Copy out all the lines exactly. Omit pictures.

INFORMATION SHOWN

● ● ●

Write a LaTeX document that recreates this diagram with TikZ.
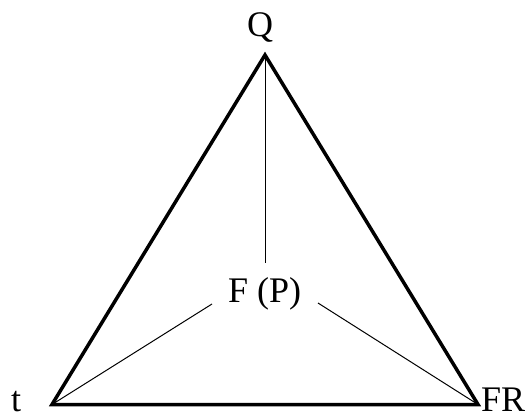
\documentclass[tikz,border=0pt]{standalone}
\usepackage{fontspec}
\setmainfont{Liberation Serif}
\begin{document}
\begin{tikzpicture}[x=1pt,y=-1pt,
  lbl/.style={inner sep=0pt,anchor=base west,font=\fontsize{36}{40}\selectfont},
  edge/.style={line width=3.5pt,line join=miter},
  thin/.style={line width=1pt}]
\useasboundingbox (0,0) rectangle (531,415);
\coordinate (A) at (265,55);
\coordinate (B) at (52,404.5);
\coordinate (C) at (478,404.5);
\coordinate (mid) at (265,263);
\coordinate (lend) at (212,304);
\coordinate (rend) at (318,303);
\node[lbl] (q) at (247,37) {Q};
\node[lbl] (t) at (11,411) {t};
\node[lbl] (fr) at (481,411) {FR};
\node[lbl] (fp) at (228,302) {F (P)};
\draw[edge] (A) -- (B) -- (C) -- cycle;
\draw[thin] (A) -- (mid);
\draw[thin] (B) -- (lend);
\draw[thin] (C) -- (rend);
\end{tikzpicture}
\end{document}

● ● ●

FULL SOLUTION
Write a LaTeX document that recreates this diagram with TikZ.
\documentclass[tikz,border=0pt]{standalone}
\usepackage{fontspec}
\setmainfont{Liberation Serif}
\begin{document}
\begin{tikzpicture}[x=1pt,y=-1pt,
  lbl/.style={inner sep=0pt,anchor=base west,font=\fontsize{36}{40}\selectfont},
  edge/.style={line width=3.5pt,line join=miter},
  thin/.style={line width=1pt}]
\useasboundingbox (0,0) rectangle (531,415);
\coordinate (A) at (265,55);
\coordinate (B) at (52,404.5);
\coordinate (C) at (478,404.5);
\coordinate (mid) at (265,263);
\coordinate (lend) at (212,304);
\coordinate (rend) at (318,303);
\node[lbl] (q) at (247,37) {Q};
\node[lbl] (t) at (11,411) {t};
\node[lbl] (fr) at (481,411) {FR};
\node[lbl] (fp) at (228,302) {F (P)};
\draw[edge] (A) -- (B) -- (C) -- cycle;
\draw[thin] (A) -- (mid);
\draw[thin] (B) -- (lend);
\draw[thin] (C) -- (rend);
\end{tikzpicture}
\end{document}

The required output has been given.